Le général britannique Alexander Richard Shirreff, ancien commandant adjoint de l’OTAN de 2011 à 2014, a prévu, sous la forme d’un roman (2017 War with Russia. An Urgent Warning From Senior Military Command, Coronet, London 2016), l’explosion d’une guerre nucléaire entre la Russie et l’Occident en mai 2017, une date qui rappelle quelque chose aux catholiques. Comment oublier, en ce premier centenaire de Fatima, les paroles de la Vierge Marie, selon lesquelles de nombreuses nations seront anéanties et la Russie sera l’instrument dont Dieu se servira pour punir l’humanité impénitente ? 

Face à ces perspectives, les partis conservateurs européens sont eux-mêmes divisés. Si Marine Le Pen en France, Geert Wilders en Hollande et Matteo Salvini en Italie, demandent la sortie de leur pays de l’Union européenne et font confiance à Poutine, bien différentes sont les positions du Premier ministre hongrois Viktor Orban et du leader polonais Jaroslaw Kaczynski, qui voient dans l’UE et l’OTAN une barrière contre l’expansionnisme russe. 
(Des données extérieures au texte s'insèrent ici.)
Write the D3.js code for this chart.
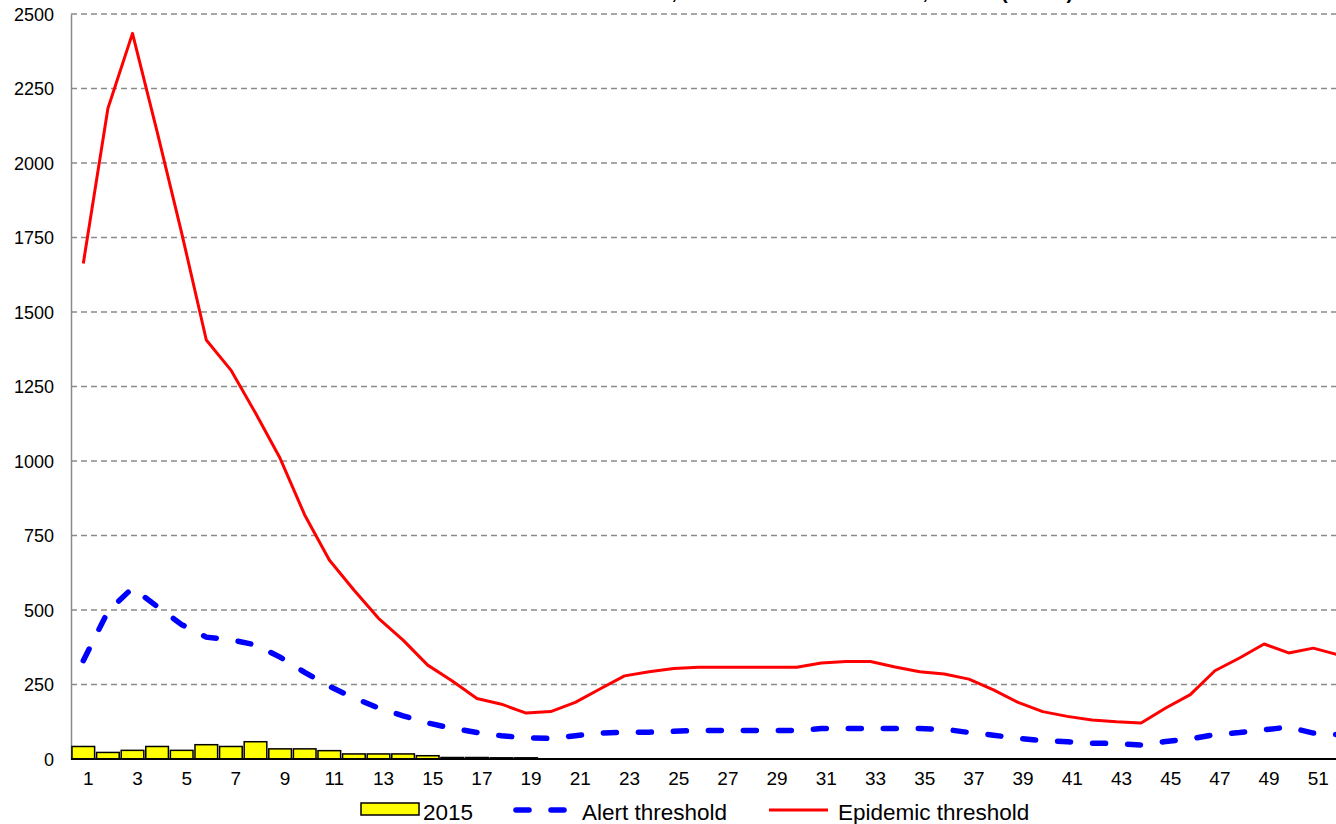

En 1917, parut Le déclin de l’Occident (Der Untergang des Abendlandes) d’Oswald Spengler (1880-1936). Cent ans plus tard, la prophétie de l’écrivain allemand semble être sur le point de se réaliser. 

« Occident », avant d’être un espace géographique, est le nom d’une civilisation. Cette civilisation est la civilisation chrétienne, héritière de la culture classique gréco-romaine qui de l’Europe s’est étendue aux Amériques et aux ramifications lointaines d’Asie et d’Afrique. Elle eut son baptême la nuit du songe de Saint-Paul, quand Dieu donna l’ordre à l’apôtre de tourner le dos à l’Asie pour « passer en Macédoine » annoncer la bonne nouvelle (Actes XVI, 6-10). 

Rome fut le lieu du martyre des saints Pierre et Paul et le centre de la civilisation qui naissait. Spengler, convaincu de l’inexorable déclin de l’Occident, rappelle une phrase de Sénèque: Ducunt volentem fata, nolentem trahunt (« Le destin guide ceux qui veulent être guidés, et entraîne ceux qui ne veulent pas »). Mais à la vision relativiste et déterministe de Spengler, nous opposons celle de saint Augustin qui, tandis que les barbares assiégeaient Hippone, annonçait la victoire de la Cité de Dieu dans l’histoire, toujours guidée par la Providence divine. 

L’homme est l’artisan de son propre destin et avec l’aide de Dieu, le déclin d’une civilisation peut se transformer en l’aube d’une résurrection. Les nations sont mortelles, mais Dieu ne meurt pas, et l’Église ne connaît pas de crépuscule."